5. Zum Gesetzentwurf allgemein
Der Bundesrat bittet, im weiteren Gesetzgebungsverfahren zu prüfen, durch welche zivilrechtliche Regelung sichergestellt werden kann, dass die wirtschaftlichen Interessen von Minderheitsaktionären von Aktiengesellschaften, deren Aktien zum Handel an einer Börse zugelassen sind, im Falle eines Rückzuges der Gesellschaft von der Börse ausreichend geschützt werden.
Begründung:
In einer richtungsweisenden Entscheidung hat der Bundesgerichtshof (BGH) im Jahr 2002 zunächst festgelegt, dass für das Delisting einer Aktiengesellschaft von der Börse ein Hauptversammlungsbeschluss notwendig sei und die Aktiengesellschaft den Aktionären ein Abfindungsangebot für die Aktien machen müsse (Macrotron-Urteil).
Das Bundesverfassungsgericht (BVerfG) entschied im Jahr 2012, dass ein Delisting grundsätzlich nicht den Schutzbereich des Eigentumsrechts eines Aktionärs ( Artikel 14 Absatz 1 des Grundgesetzes) berühre. Diese Rechtsprechung des BVerfG nahm der BGH nun auf und stellte fest, dass der Grundrechtsschutz nicht mehr als Argument für die Erfordernisse einer Hauptversammlungsentscheidung sowie eines Abfindungsangebots angeführt werden könne. Auch andere Vorschriften, insbesondere das Aktiengesetz selbst, könnten nicht als Rechtsgrundlage für die Notwendigkeit eines Hauptversammlungsbeschlusses dienen.
Durch diesen Wandel in der höchstrichterlichen Rechtsprechung verlieren die Aktionäre von an der Börse zum Handel zugelassenen Aktiengesellschaften den Schutz, den die richterliche Rechtsfortbildung jahrelang gewährleistet hat. Ferner wird durch die Meinungsänderung der obersten Gerichte deutlich, dass die Abwägung der Eigentumsrechte der Aktionäre gegen die Interessen der Aktiengesellschaften sich in einem engen Grenzbereich bewegt. Minderheitsaktionäre laufen im Falle eines Antrags auf Widerruf der Zulassung der von ihnen gehaltenen Aktien allerdings Gefahr, ab Zeitpunkt der Antragstellung den Börsenwert ihrer Stimmrechte nahezu gänzlich zu verlieren. Denn die Nachfrage nach Aktien, die in Kürze nicht mehr börslich handelbar sind, wird regelmäßig einbrechen. Vor Änderung der Rechtsprechung des BGH geschah dies zwar nicht, dies beruhte aber auf dem Umstand, dass in der Vergangenheit den Minderheitsaktionären ein Abfindungsangebot zu machen war.
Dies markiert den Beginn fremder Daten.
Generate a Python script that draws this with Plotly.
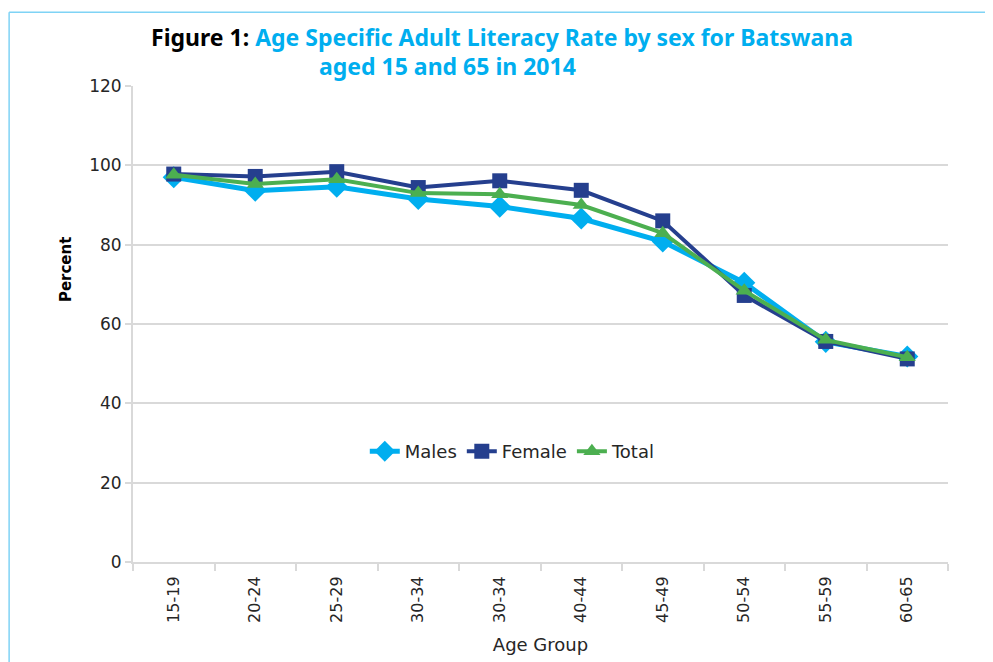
import plotly.graph_objects as go

# Dane (odsetek piśmiennych wg grupy wieku)
age_groups = ["15-19", "20-24", "25-29", "30-34", "30-34",
              "40-44", "45-49", "50-54", "55-59", "60-65"]
males = [97.0, 93.6, 94.6, 91.5, 89.6, 86.6, 80.8, 70.4, 55.5, 51.8]
female = [97.8, 97.2, 98.4, 94.4, 96.1, 93.7, 86.0, 67.2, 55.6, 51.2]
total = [97.6, 95.3, 96.5, 93.0, 92.7, 90.0, 82.9, 68.4, 56.0, 51.6]

FONT = "DejaVu Sans"
TITLE_FONT = "Noto Sans"
x_pos = list(range(len(age_groups)))  # duplikat "30-34" -> pozycje liczbowe

fig = go.Figure()

fig.add_trace(go.Scatter(
    x=x_pos, y=males, name="Males", mode="lines+markers",
    line=dict(color="#00aeef", width=5),
    marker=dict(symbol="diamond", size=17, color="#00aeef")
))
fig.add_trace(go.Scatter(
    x=x_pos, y=female, name="Female", mode="lines+markers",
    line=dict(color="#253f8e", width=4),
    marker=dict(symbol="square", size=15, color="#253f8e")
))
fig.add_trace(go.Scatter(
    x=x_pos, y=total, name="Total", mode="lines+markers",
    line=dict(color="#4caf50", width=4),
    marker=dict(symbol="triangle-up", size=15, color="#4caf50")
))

# Ramka w kolorze jasnoniebieskim (góra i lewa strona)
fig.add_shape(type="line", xref="paper", yref="paper",
              x0=-0.152, x1=1.08, y0=1.155, y1=1.155,
              line=dict(color="#7fd3f5", width=1.5))
fig.add_shape(type="line", xref="paper", yref="paper",
              x0=-0.152, x1=-0.152, y0=1.155, y1=-0.25,
              line=dict(color="#7fd3f5", width=1.5))

# Tytuł w dwóch liniach
fig.add_annotation(
    xref="paper", yref="paper", x=0.453, y=1.103, showarrow=False,
    xanchor="center", yanchor="middle",
    text="<b>Figure 1: <span style='color:#00aeef'>Age Specific Adult Literacy Rate by sex for Batswana</span></b>",
    font=dict(family=TITLE_FONT, size=23, color="black")
)
fig.add_annotation(
    xref="paper", yref="paper", x=0.386, y=1.042, showarrow=False,
    xanchor="center", yanchor="middle",
    text="<b>aged 15 and 65 in 2014</b>",
    font=dict(family=TITLE_FONT, size=23, color="#00aeef")
)

# Tytuł osi Y (w oryginale przesunięty ku górze)
fig.add_annotation(
    xref="paper", yref="paper", x=-0.083, y=0.614, showarrow=False,
    xanchor="center", yanchor="middle", textangle=-90,
    text="<b>Percent</b>",
    font=dict(family=FONT, size=15, color="black")
)

fig.update_layout(
    width=993, height=662,
    margin=dict(l=125, r=53, t=78, b=108),
    paper_bgcolor="white", plot_bgcolor="white",
    font=dict(family=FONT, size=15, color="#262626"),
    showlegend=True,
    legend=dict(orientation="h", x=0.466, xanchor="center", y=0.232, yanchor="middle",
                font=dict(family=FONT, size=18, color="#262626"),
                bgcolor="rgba(0,0,0,0)"),
    xaxis=dict(
        range=[-0.5, len(age_groups) - 0.5],
        tickmode="array", tickvals=x_pos, ticktext=age_groups,
        tickangle=-90, ticks="outside", ticklen=6, tickcolor="rgba(0,0,0,0)",
        showgrid=False,
        showline=True, linecolor="#d9d9d9", linewidth=2,
        tickfont=dict(family=FONT, size=16, color="#262626"),
        minor=dict(tickmode="array",
                   tickvals=[i - 0.5 for i in range(len(age_groups) + 1)],
                   ticks="outside", ticklen=7, tickcolor="#d9d9d9", tickwidth=2),
        title=dict(text="Age Group", font=dict(family=FONT, size=18, color="#262626"),
                   standoff=16),
        zeroline=False
    ),
    yaxis=dict(
        range=[0, 120], tickmode="linear", tick0=0, dtick=20,
        showgrid=True, gridcolor="#d9d9d9", gridwidth=2,
        showline=True, linecolor="#d9d9d9", linewidth=2,
        ticks="outside", ticklen=6, tickcolor="#d9d9d9", tickwidth=2,
        tickfont=dict(family=FONT, size=17, color="#262626"),
        zeroline=False
    )
)

fig.write_html("out.html")
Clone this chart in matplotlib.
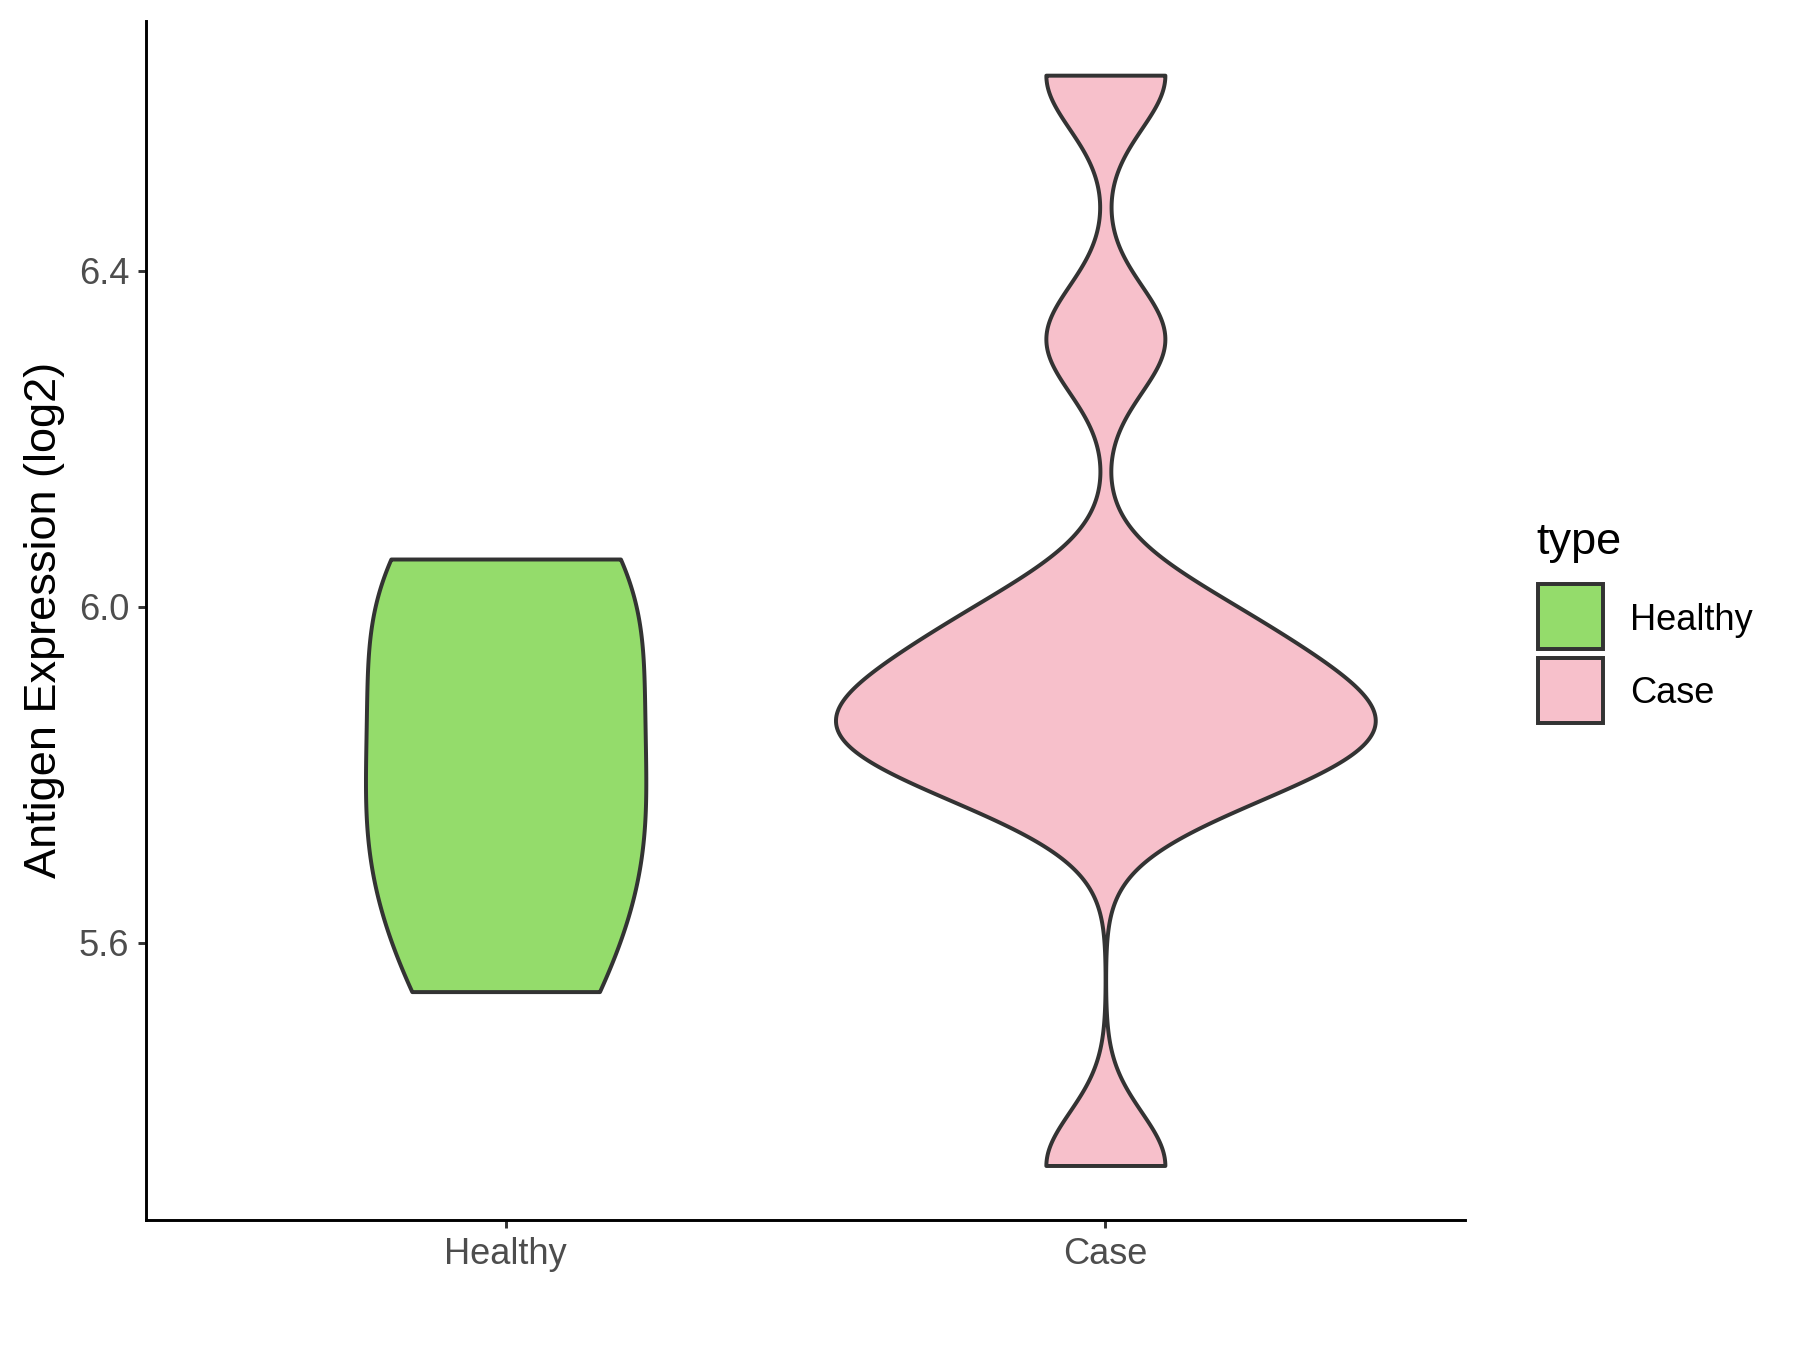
import numpy as np
import matplotlib.pyplot as plt
from matplotlib.patches import Rectangle

plt.rcParams['font.family'] = ['Liberation Sans', 'DejaVu Sans']

# data (log2 antigen expression per sample)
groups = ['Healthy', 'Case']
healthy_vals = [5.542, 5.70, 5.80, 5.98, 6.057]
case_vals = [5.335, 5.78, 5.82, 5.85, 5.87, 5.90, 5.95, 6.00, 6.319, 6.633]
bandwidths = [0.135, 0.0637]
fill_colors = ['#94DC6B', '#F7C0CB']
edge_color = '#333333'

W, H = 1800, 1350


def kde(vals, bw, grid):
    vals = np.asarray(vals)
    z = (grid[:, None] - vals[None, :]) / bw
    return np.exp(-0.5 * z ** 2).sum(axis=1) / (len(vals) * bw * np.sqrt(2 * np.pi))


def fx(px):
    return px / W


def fy(py):
    return 1 - py / H


samples = [healthy_vals, case_vals]
grids, dens = [], []
for vals, bw in zip(samples, bandwidths):
    g = np.linspace(min(vals), max(vals), 512)
    grids.append(g)
    dens.append(kde(vals, bw, g))
# ggplot-like scale="area": all violins share one density scale
dmax = max(d.max() for d in dens)

fig = plt.figure(figsize=(12, 9), dpi=150, facecolor='w')
ax = fig.add_axes([0.081, 0.0963, 0.733, 0.8884])

for i, (g, d) in enumerate(zip(grids, dens)):
    w = d / dmax * 0.45
    ax.fill_betweenx(g, i - w, i + w, facecolor=fill_colors[i], edgecolor=edge_color,
                     linewidth=1.9, joinstyle='round')

allv = np.concatenate([np.asarray(v) for v in samples])
rng = allv.max() - allv.min()
ax.set_ylim(allv.min() - 0.05 * rng, allv.max() + 0.05 * rng)
ax.set_xlim(-0.6, 1.6)
ax.set_xticks(range(len(groups)))
ax.set_xticklabels(groups)
ax.set_yticks([5.6, 6.0, 6.4])
ax.set_yticklabels(['5.6', '6.0', '6.4'])

for s in ['top', 'right']:
    ax.spines[s].set_visible(False)
for s in ['left', 'bottom']:
    ax.spines[s].set_linewidth(1.4)
    ax.spines[s].set_color('black')
ax.tick_params(axis='both', length=4, width=1.4, color='#333333', labelsize=17.4,
               labelcolor='#4D4D4D', pad=4)
ax.set_ylabel('Antigen Expression (log2)', fontsize=21.7, color='black', labelpad=6.5)

# legend drawn by hand, ggplot style (keys touching, title above)
fig.text(fx(1536), fy(554), 'type', fontsize=21.7, va='baseline', ha='left')
key_tops = [584.5, 657.5]
key_size = 65
for c, lab, top in zip(fill_colors, groups, key_tops):
    fig.add_artist(Rectangle((fx(1538), fy(top + key_size)), fx(key_size), key_size / H,
                             transform=fig.transFigure, facecolor=c, edgecolor=edge_color,
                             linewidth=1.9))
    fig.text(fx(1630), fy(top + key_size / 2 + 13), lab, fontsize=17.4, va='baseline',
             ha='left')

fig.savefig('out.png', dpi=150, facecolor='w')
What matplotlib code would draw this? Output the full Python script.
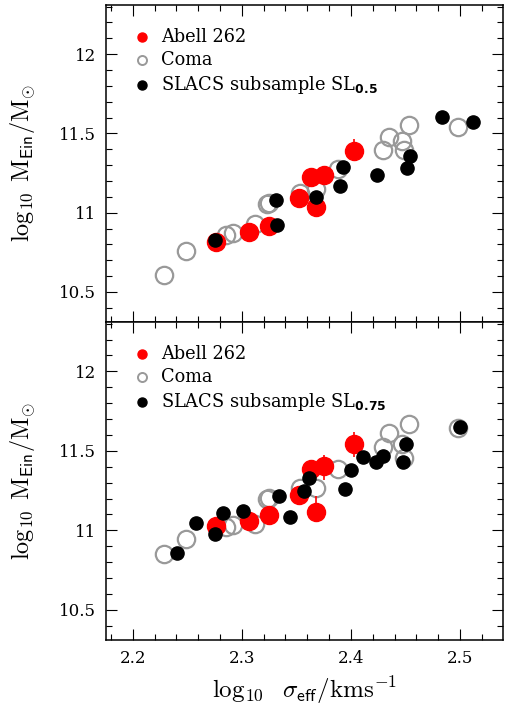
"""
Einstein mass vs velocity dispersion for Abell 262, Coma and the SLACS
subsamples, two stacked panels sharing the x axis.
"""

import matplotlib
matplotlib.use("Agg")
import matplotlib.pyplot as plt
from matplotlib.ticker import MultipleLocator

plt.rcParams["font.family"] = ["DejaVu Serif"]

# ---- top panel (SL_0.5) ----
a262_sig_top = [2.276, 2.307, 2.325, 2.3525, 2.368, 2.3635, 2.3757, 2.4028]
a262_m_top = [10.815, 10.881, 10.917, 11.094, 11.034, 11.225, 11.236, 11.388]
a262_err_lo_top = [0.03, 0.03, 0.03, 0.03, 0.03, 0.03, 0.03, 0.04]
a262_err_hi_top = [0.03, 0.03, 0.03, 0.03, 0.03, 0.03, 0.03, 0.075]

coma_sig = [2.229, 2.249, 2.2856, 2.2918, 2.3122, 2.3229, 2.325, 2.3534,
            2.368, 2.3879, 2.4291, 2.4352, 2.4465, 2.4487, 2.4535, 2.4984]
coma_m_top = [10.606, 10.759, 10.861, 10.871, 10.929, 11.052, 11.061, 11.127,
              11.152, 11.273, 11.398, 11.475, 11.45, 11.398, 11.554, 11.54]

slacs_sig_top = [2.2756, 2.3311, 2.332, 2.368, 2.39, 2.393, 2.4242, 2.4511,
                 2.4541, 2.4837, 2.5121]
slacs_m_top = [10.829, 11.079, 10.923, 11.10, 11.169, 11.29, 11.24, 11.279,
               11.36, 11.602, 11.573]

# ---- bottom panel (SL_0.75) ----
a262_sig_bot = [2.2765, 2.3067, 2.3253, 2.3525, 2.368, 2.3635, 2.3757, 2.4028]
a262_m_bot = [11.03, 11.056, 11.094, 11.223, 11.115, 11.386, 11.404, 11.54]
a262_err_lo_bot = [0.03, 0.03, 0.03, 0.03, 0.03, 0.03, 0.09, 0.08]
a262_err_hi_bot = [0.03, 0.03, 0.03, 0.03, 0.10, 0.03, 0.07, 0.08]

coma_m_bot = [10.848, 10.946, 11.019, 11.036, 11.04, 11.198, 11.206, 11.265,
              11.265, 11.386, 11.525, 11.609, 11.54, 11.456, 11.667, 11.644]

slacs_sig_bot = [2.2405, 2.2579, 2.2756, 2.2826, 2.3015, 2.3344, 2.3442,
                 2.3573, 2.3619, 2.3946, 2.3998, 2.4108, 2.423, 2.4297,
                 2.4475, 2.4505, 2.50]
slacs_m_bot = [10.859, 11.046, 10.979, 11.109, 11.119, 11.217, 11.081, 11.25,
               11.328, 11.261, 11.38, 11.46, 11.431, 11.467, 11.431, 11.54,
               11.65]

XLIM = (2.1755, 2.5395)
YLIM = (10.31, 12.31)
GREY = "#999999"


def style_axes(ax, show_xlabels):
    ax.set_xlim(*XLIM)
    ax.set_ylim(*YLIM)
    ax.xaxis.set_major_locator(MultipleLocator(0.1))
    ax.xaxis.set_minor_locator(MultipleLocator(0.02))
    ax.yaxis.set_minor_locator(MultipleLocator(0.1))
    ax.set_yticks([10.5, 11, 11.5, 12])
    ax.set_yticklabels(["10.5", "11", "11.5", "12"])
    ax.tick_params(which="both", direction="in", top=True, right=True,
                   width=0.8, labelsize=12)
    ax.tick_params(which="major", length=8, pad=7)
    ax.tick_params(which="minor", length=4)
    if not show_xlabels:
        ax.tick_params(labelbottom=False)
    for sp in ax.spines.values():
        sp.set_linewidth(1.1)
    ax.set_ylabel(r"$\log_{10}\;\mathrm{M}_{\mathsf{Ein}}/\mathrm{M}_{\odot}$",
                  fontsize=17.5, math_fontfamily="cm", va="center")
    ax.yaxis.set_label_coords(-0.211, 0.5)


def draw_panel(ax, a_sig, a_m, a_lo, a_hi, c_m, s_sig, s_m, sub):
    ax.plot(coma_sig, c_m, "o", ms=12.5, mfc="none", mec=GREY, mew=1.6,
            zorder=2)
    ax.errorbar(a_sig, a_m, yerr=[a_lo, a_hi], fmt="o", ms=13, color="red",
                ecolor="red", elinewidth=1.2, capsize=0, zorder=3)
    ax.plot(s_sig, s_m, "o", ms=9.5, color="black", zorder=4)

    # legend drawn by hand in axes coordinates
    rows = [0.90, 0.826, 0.749]
    ax.plot(0.09, rows[0], "o", ms=6.5, color="red", transform=ax.transAxes)
    ax.plot(0.09, rows[1], "o", ms=6.5, mfc="none", mec=GREY, mew=1.4,
            transform=ax.transAxes)
    ax.plot(0.09, rows[2], "o", ms=6.5, color="black", transform=ax.transAxes)
    labels = ["Abell 262", "Coma",
              r"SLACS subsample SL$_{\mathbf{" + sub + "}}$"]
    for y, lab in zip(rows, labels):
        ax.text(0.138, y, lab, transform=ax.transAxes, fontsize=12.8,
                va="center", ha="left", math_fontfamily="dejavusans")


fig = plt.figure(figsize=(5.08, 7.09), dpi=100)
ax_top = fig.add_axes([0.2087, 0.5458, 0.7815, 0.4471])
ax_bot = fig.add_axes([0.2087, 0.0973, 0.7815, 0.4485])

draw_panel(ax_top, a262_sig_top, a262_m_top, a262_err_lo_top, a262_err_hi_top,
           coma_m_top, slacs_sig_top, slacs_m_top, "0.5")
draw_panel(ax_bot, a262_sig_bot, a262_m_bot, a262_err_lo_bot, a262_err_hi_bot,
           coma_m_bot, slacs_sig_bot, slacs_m_bot, "0.75")

style_axes(ax_top, show_xlabels=False)
style_axes(ax_bot, show_xlabels=True)
ax_bot.set_xlabel(r"$\log_{10}\ \ \sigma_{\mathsf{eff}}/\mathrm{kms}^{-1}$",
                  fontsize=18, math_fontfamily="cm", va="center")
ax_bot.xaxis.set_label_coords(0.5, -0.157)

fig.savefig("out.png", dpi=100)
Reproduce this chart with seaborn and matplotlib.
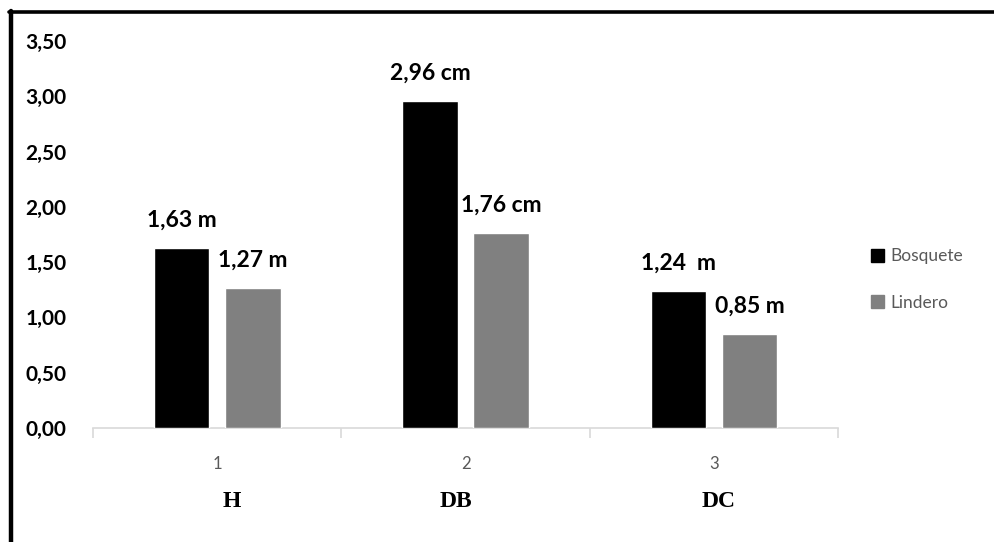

Zwar darf nach § 39 Absatz 2 BörsG der Widerruf der Zulassung eines Wertpapiers auf Antrag des Emittenten nicht dem Schutz der Anleger widersprechen, wobei das Nähere durch die Börsenordnung der jeweiligen Börse zu regeln ist. Dies stellt jedoch keine hinreichende Alternative zu einer zivilrechtlichen Regelung z.B. im Aktiengesetz oder im Umwandlungsgesetz dar. Denn zum einen liegt die Ausgestaltung in der Börsenordnung grundsätzlich in der Entscheidungszuständigkeit des Börsenrates der jeweiligen Börse, so dass ein bundeseinheitlicher Schutz der Interessen von Minderheitsaktionären hierüber nicht zu gewährleisten ist. Im Übrigen betreffen das eventuelle Erfordernis eines Hauptversammlungs-Beschlusses sowie eventuelle Entschädigungsregelungen die internen Vorgänge innerhalb einer Aktiengesellschaft bzw. das Verhältnis der Aktionäre zu der Gesellschaft. Diese sind umfassend zivilrechtlich ausgestaltet. Durch eine börsenrechtliche Bestimmung würden diese öffentlichrechtlich ausgestaltet und damit systemwidrig gegebenenfalls der Überprüfung durch die Verwaltungsgerichte unterworfen.
Die Entscheidung, wie weit der Schutz der Aktionäre im Fall eines Delistings geht, sollte daher vom Gesetzgeber zivilrechtlich z.B. im Aktiengesetz oder im Umwandlungsgesetz getroffen werden.